• _RAW DATA_:
-=-=-

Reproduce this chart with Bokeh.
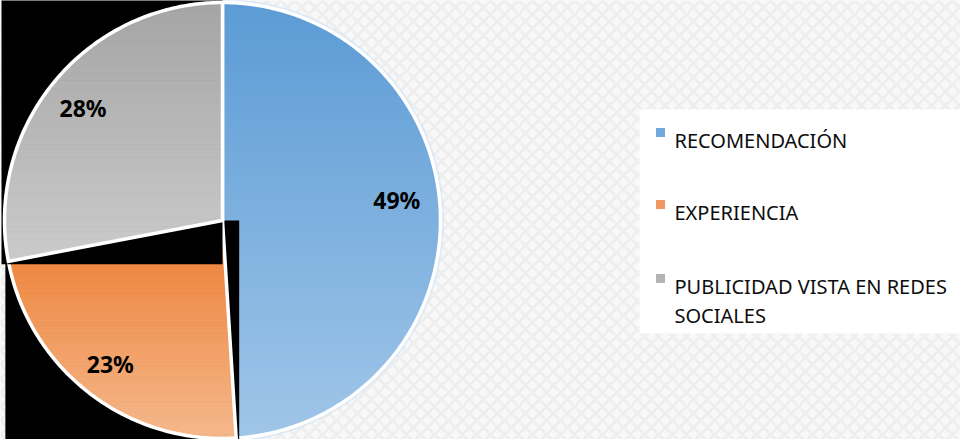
import numpy as np
from bokeh.plotting import figure
from bokeh.models import Range1d
from bokeh.core.properties import value
from bokeh.embed import file_html
from bokeh.resources import INLINE

# ---- data ----
categories = ["RECOMENDACIÓN", "EXPERIENCIA", "PUBLICIDAD VISTA EN REDES SOCIALES"]
percentages = [49, 23, 28]
legend_lines = [["RECOMENDACIÓN"], ["EXPERIENCIA"], ["PUBLICIDAD VISTA EN REDES", "SOCIALES"]]
color_top = ["#5b9bd5", "#ed7d31", "#a5a5a5"]
color_bottom = ["#a0c6e8", "#f5b88c", "#cbcbcb"]
legend_swatch = ["#72a8dc", "#f09660", "#b4b4b4"]

# ---- layout (pixel space of the figure, y downward) ----
W, H = 960, 439
CX, CY, R = 222, 220, 218
PAD = 3.0
label_radius = [0.80, 0.84, 0.83]
label_dy = [-15, -1, 3]

p = figure(width=W, height=H, output_backend="svg", toolbar_location=None,
           x_range=Range1d(0, W), y_range=Range1d(H, 0), min_border=0)
p.axis.visible = False
p.grid.visible = False
p.outline_line_color = None
p.background_fill_color = "#f6f6f6"
p.border_fill_color = "#f6f6f6"

# subtle textured background
p.quad(left=[0], right=[W], top=[0], bottom=[H], fill_color="#f8f8f8", line_color=None,
       hatch_pattern="x", hatch_color="#e8e8e8", hatch_scale=14, hatch_weight=3, hatch_alpha=0.6)


def hex2rgb(h):
    h = h.lstrip("#")
    return np.array([int(h[i:i + 2], 16) for i in (0, 2, 4)], dtype=float)


def rgb2hex(c):
    c = np.clip(np.round(c), 0, 255).astype(int)
    return "#%02x%02x%02x" % tuple(c)


def clip_half(poly, yv, keep_greater):
    out = []
    n = len(poly)
    for i in range(n):
        a = poly[i]
        b = poly[(i + 1) % n]
        ina = a[1] >= yv if keep_greater else a[1] <= yv
        inb = b[1] >= yv if keep_greater else b[1] <= yv
        if ina:
            out.append(a)
        if ina != inb:
            t = (yv - a[1]) / (b[1] - a[1])
            out.append((a[0] + t * (b[0] - a[0]), yv))
    return out


def wedge_poly(a0, a1):
    n = max(8, int(abs(a1 - a0) * 1.5))
    angs = np.radians(np.linspace(a0, a1, n))
    arc = [(CX + R * np.cos(a), CY - R * np.sin(a)) for a in angs]
    return [(CX, CY)] + arc, arc


# compute slice angles (start at top, clockwise)
slices = []
start = 90.0
for v in percentages:
    end = start - v / 100.0 * 360.0
    slices.append((start, end))
    start = end

# faint glow around the blue slice
g_poly, _ = wedge_poly(slices[0][0], slices[0][1])
p.patches(xs=[[q[0] for q in g_poly]], ys=[[q[1] for q in g_poly]], fill_color=None,
          line_color="#cfe3f5", line_width=7, line_alpha=0.6)

for i in [0, 1, 2]:
    a0, a1 = slices[i]
    poly, arc = wedge_poly(a0, a1)
    xs = [q[0] for q in poly]
    ys = [q[1] for q in poly]
    if i > 0:
        # rectangular dark backdrop behind slice (bounding box artifact)
        ax = [q[0] for q in arc]
        ay = [q[1] for q in arc]
        lo_x, hi_x = min(ax + [CX]), max(ax + [CX])
        lo_y, hi_y = min(ay + [CY]), max(ay + [CY])
        l = lo_x - (PAD if abs(lo_x - CX) > 1e-6 else 0)
        r = hi_x + (PAD if abs(hi_x - CX) > 1e-6 else 0)
        t = lo_y - (PAD if abs(lo_y - CY) > 1e-6 else 0)
        b = hi_y + (PAD if abs(hi_y - CY) > 1e-6 else 0)
        p.quad(left=[l], right=[r], top=[t], bottom=[b], fill_color="#000000", line_color=None)
    # gradient bands
    ymin, ymax = min(ys), max(ys)
    ct, cb = hex2rgb(color_top[i]), hex2rgb(color_bottom[i])
    nb = 60
    edges = np.linspace(ymin, ymax, nb + 1)
    bx, by, bc = [], [], []
    for k in range(nb):
        part = clip_half(poly, edges[k], True)
        if len(part) < 3:
            continue
        part = clip_half(part, edges[k + 1], False)
        if len(part) < 3:
            continue
        bx.append([q[0] for q in part])
        by.append([q[1] for q in part])
        f = (k + 0.5) / nb
        bc.append(rgb2hex(ct + (cb - ct) * f))
    p.patches(xs=bx, ys=by, fill_color=bc, line_color=bc, line_width=1)
    # white outline
    p.patches(xs=[xs], ys=[ys], fill_color=None, line_color="white", line_width=3.5,
              line_join="miter")

# percentage labels
lab_x, lab_y, lab_t = [], [], []
for i, (a0, a1) in enumerate(slices):
    mid = np.radians((a0 + a1) / 2.0)
    rr = label_radius[i] * R
    lab_x.append(CX + rr * np.cos(mid))
    lab_y.append(CY - rr * np.sin(mid) + label_dy[i])
    lab_t.append("%d%%" % percentages[i])
p.text(x=lab_x, y=lab_y, text=lab_t, text_font=value("Noto Sans"), text_font_style="bold",
       text_font_size="23px", text_color="#000000", text_align="center", text_baseline="middle")

# legend box
LX0, LY0, LX1, LY1 = 639, 109, 960, 333
p.quad(left=[LX0], right=[LX1], top=[LY0], bottom=[LY1], fill_color="white", line_color=None)
base_first = [140, 212, 286]
line_gap = 29
sw_x, sw_y, tx, ty, tt = [], [], [], [], []
for i, lines in enumerate(legend_lines):
    sw_x.append(660)
    sw_y.append(base_first[i] - 8)
    for j, ln in enumerate(lines):
        tx.append(674)
        ty.append(base_first[i] + j * line_gap)
        tt.append(ln)
p.scatter(x=sw_x, y=sw_y, marker="square", size=9, fill_color=legend_swatch, line_color=None)
p.text(x=tx, y=ty, text=tt, text_font=value("Noto Sans"), text_font_size="20px",
       text_color="#0d0d0d", text_align="left", text_baseline="alphabetic")

open("out.html", "w").write(file_html(p, INLINE))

-=-=-

Write down every line from the opening of the listing to the line with "label_dy = [-15, -1, 3]", both included, and nothing else; the pictures are omitted.

• _FINAL RESULT_:
Reproduce this chart with Bokeh.
import numpy as np
from bokeh.plotting import figure
from bokeh.models import Range1d
from bokeh.core.properties import value
from bokeh.embed import file_html
from bokeh.resources import INLINE

# ---- data ----
categories = ["RECOMENDACIÓN", "EXPERIENCIA", "PUBLICIDAD VISTA EN REDES SOCIALES"]
percentages = [49, 23, 28]
legend_lines = [["RECOMENDACIÓN"], ["EXPERIENCIA"], ["PUBLICIDAD VISTA EN REDES", "SOCIALES"]]
color_top = ["#5b9bd5", "#ed7d31", "#a5a5a5"]
color_bottom = ["#a0c6e8", "#f5b88c", "#cbcbcb"]
legend_swatch = ["#72a8dc", "#f09660", "#b4b4b4"]

# ---- layout (pixel space of the figure, y downward) ----
W, H = 960, 439
CX, CY, R = 222, 220, 218
PAD = 3.0
label_radius = [0.80, 0.84, 0.83]
label_dy = [-15, -1, 3]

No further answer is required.